Omniana/Volume 1/Law of the Mozcas
10. Law of the Mozcas.
A very remarkable law prevailed among the Mozcas, one of the tribes of the Nuevo Reyno de Granada. There, as among more advanced nations, the King could do no wrong,.. but the subordinate chiefs could;.. these chiefs were men, the people reasoned, like themselves; they could not be punished by their vassals;.. for there would be a natural unfitness in that: the King, it seems, was not expected to interfere, except in case of state offences; the power of punishment, therefore, was vested in their wives, and a power it was, says Piedrahita, which they exercised famously whenever it fell to them to be judges of their poor husbands.

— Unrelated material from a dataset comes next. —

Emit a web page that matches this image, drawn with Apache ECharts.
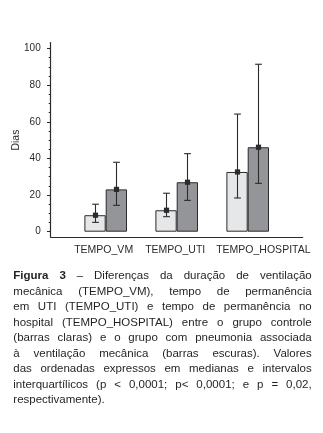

The conqueror Quesada calling one morning upon the chief of a place called Suesca, found him under the hands of his nine wives, who were tying him, and having so done, proceeded, in spite of Quesada's intercession, to flog him one after the other. His offence was, that some Spaniards the night before had lodged in his house, and he had partaken too freely of their Spanish wine. Drunkenness was one of the sins which fell under the cognizance of his wives: they carried him to bed that he might sleep himself sober; and then awoke him in the morning to receive the rigour of the law. Hist. del N. Reyno. l. 1. c. 4.